Ainsi le 25 janvier est-il le jour de la célébration de l’accomplissement des Artisans de Paix   puisqu’il  est le jour de la fête de leur Unité ;  le 25 mars est celui de leur naissance parce qu’il célèbre le Chéma Israël avec l’accueil de l’ « inouï » de Dieu par une femme juive et que cette fête a été décrétée commune par les Chrétiens et les Musulmans dans ce pays symbole qu’est le Liban;  le 15 octobre  est le jour de leur promesse, celle des sept demeures spirituelles, parce qu’il est le jour de la fête de sainte Thérèse d’Avila. Marc Lebret m’a demandé de mettre par écrit ce que j’ai dit succinctement à ce sujet à l’issue de notre célébration. C’est donc pour lui et peut-être pour d’autres qui ont besoin de « voir » que j’écris ce parcours qui par grâce, a été validé par Olivier Rousseau o.c.d. et qui symbolise la Jérusalem céleste que nous sommes appelés à revêtir pour entrer avec plus de vérité dans la Jérusalem terrestre.

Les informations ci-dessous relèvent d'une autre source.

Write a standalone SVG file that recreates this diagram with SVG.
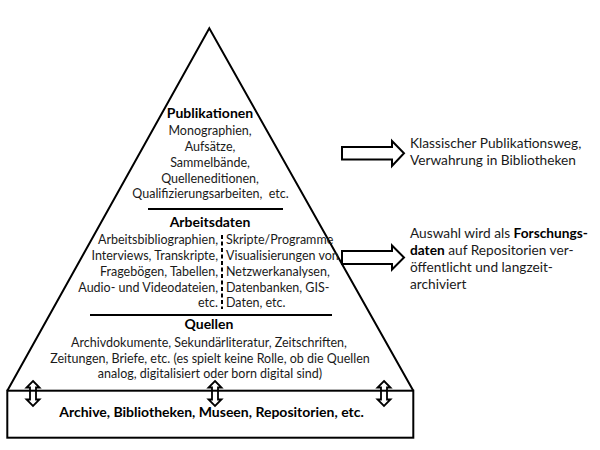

On entre dans la Cité de Paix par le désir (1ère demeure). Le don de l’Esprit qui l’accompagne et en est le signe est la guérison intérieure. Mais le désir est instable. Pour rester dans la Cité, il faut s’engager dans un combat spirituel (2nde demeure). Le don de l’Esprit qui en est le signe est la persévérance. La persévérance conduit à l’illumination au sens platonicien où la conscience passe derrière le miroir du monde, dans la lumière de la conscience (3ème demeure). Le don de l’Esprit qui va avec est celui de l’interprétation des langues. La possibilité de l’interreligieux naît ici. Peuvent alors surgir les trois qualités du Souffle primordial dans le corps de l’homme (4ème demeure). On en trouve la trace dans des traditions non monothéistes comme le Tao. Dans les traditions de la Révélation, elles expriment des noms de Dieu : ELOHIM (Dieu des Puissances) dont la force est incommensurable avec celle de l’homme qui ne peut la soutenir, ADONAÏ (YHWH) semblable à l’Agneau Immolé puisqu’il retient sa force dans le Buisson Ardent pour que celui-ci ne se consume pas et qu’il donne à l’homme sa Loi pour vivre en sa présence,  le NOM PROPRE par lequel chacun est appelé à faire offrande de sa vie, devenant ainsi témoin de l’Unique. Dans la tradition chrétienne, elles révèlent le nom qui se dit avec le SIGNE DE LA CROIX. Le don de l’Esprit qui va avec est celui de pouvoir faire des miracles : « Tout ce que vous demanderez en mon nom vous sera accordé ».  L’homme peut alors s’unir à Dieu, tout au moins dans la tradition de sainte Thérèse. Dans la 5ème demeure, c’est la volonté qui s’unit à Dieu le jour de l’élection. Le don de l’Esprit qui l’accompagne est celui de Prophétie. Dans la 6ème demeure, c’est l’intelligence qui s’unit à Dieu en devenant connaissance corporelle avec l’échange des cœurs, jour dit des fiançailles spirituelles dans la mystique nuptiale de Thérèse. Le don de l’Esprit qui va avec est  la Sagesse. La 7ème demeure est diurne alors que les précédentes sont nocturnes. Le mariage spirituel consacre l’union entre Dieu et l’homme : si Dieu est en l’homme au cœur de son désir, l’homme est en Dieu comme Artisan de Paix. Artisan inutile car l’Œuvre est Grâce.